Sunday, October 02, 2011

Knowledge Industrialisation

The future is rooted in the past; the present is that infinitesimally thin membrane between them. Thus it is that knowledge, that curious construction of what we think we know, is one of the threads that holds us secure within the tapestry of time.

There are jobs that have risen and fallen in prestige, careers that have teetered and tossed from pillar to post, from architecture to horticulture. There are professions that have split and joined, from barbering to surgery and pharmacy to witchcraft. Some disciplines have updated themselves, some need no updating; the ceramicist and the fashionista are in as high demand these days as they were in the time of Nebuchadnezzar.

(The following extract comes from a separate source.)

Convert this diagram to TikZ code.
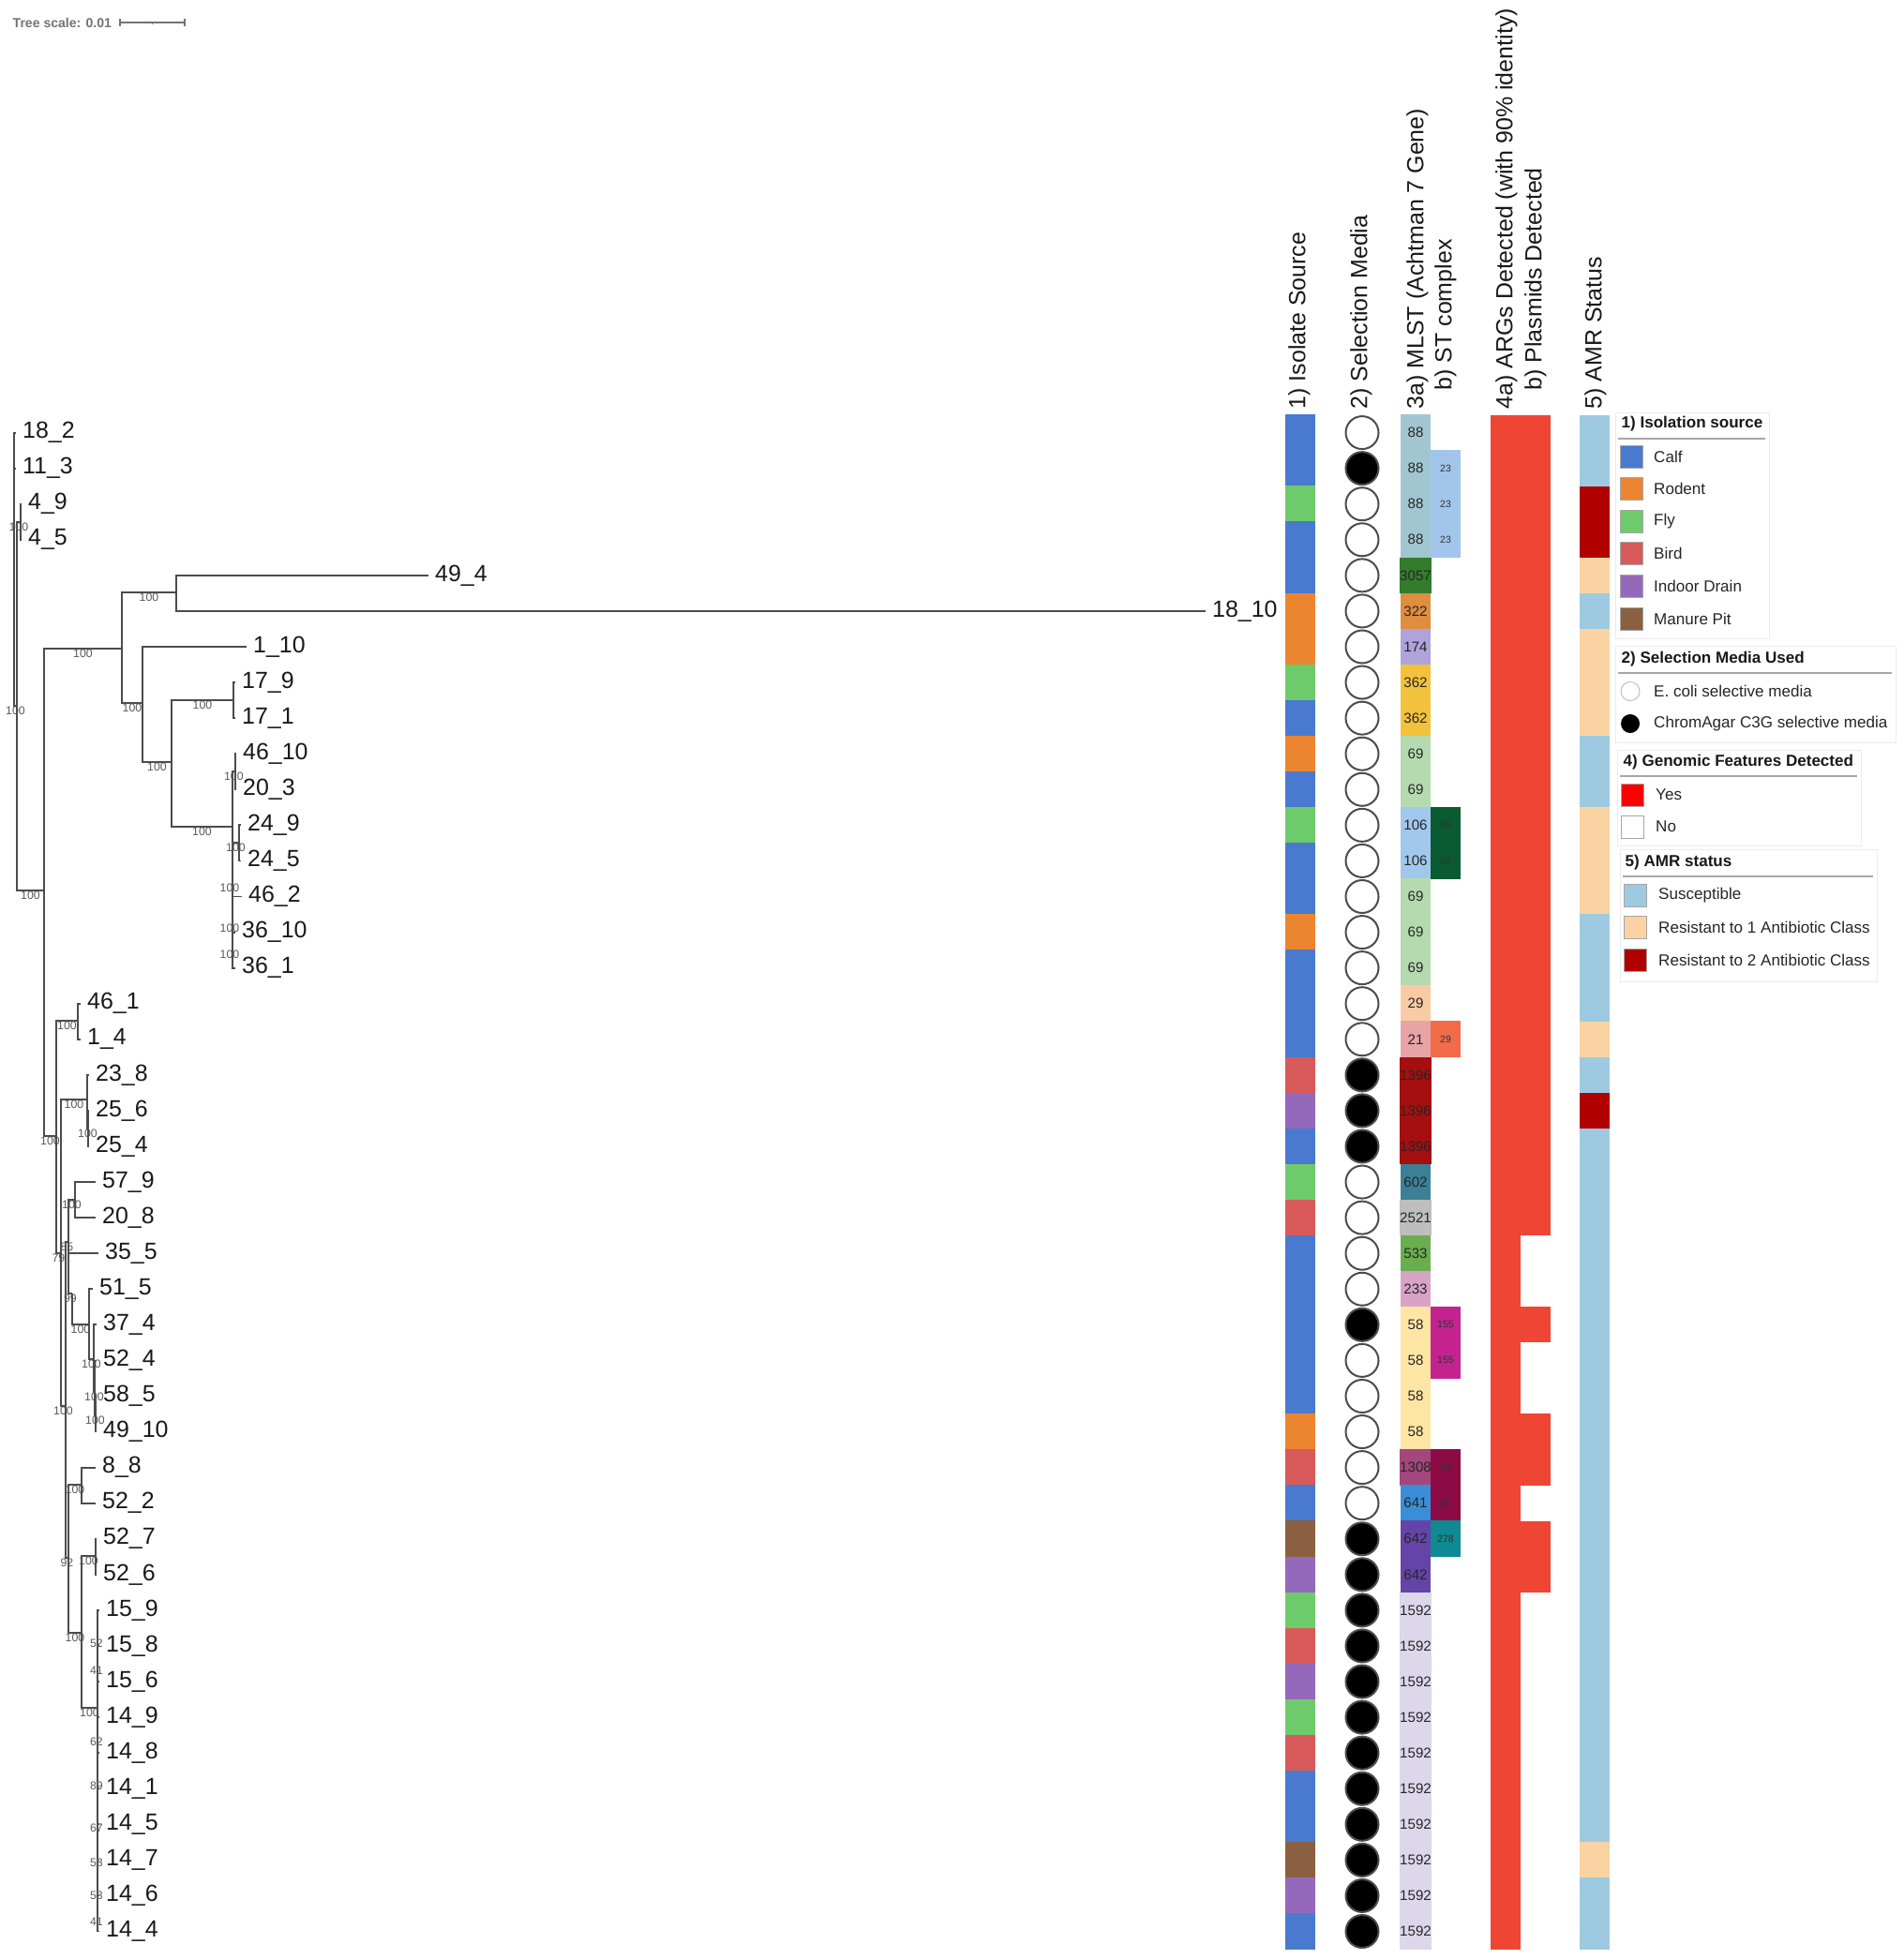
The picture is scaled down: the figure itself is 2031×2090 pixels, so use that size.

But just as there is nothing new under the sun, so too there is nothing new about career guidance. No matter what ebbs and flows human endeavour brings, the man who knows who to hire for what job, and the man who knows what must be known (and who knows it) — these are the ones you want, or failing which, want to be. Only the polymaths will make order from chaos across the burning universe, even though the statistical points which are specialist will give them the bricks to do it with.

And that is why there is a need to teach people about knowledge definition, construction, management and utilisation. That is why people must be taught that data is not information unless it is given significance, and that information is not knowledge unless it has a relevant context. Those who teach these things and those who learn and use these things will never go out of style, will always have a job and a living, will always be able to get a life and keep it.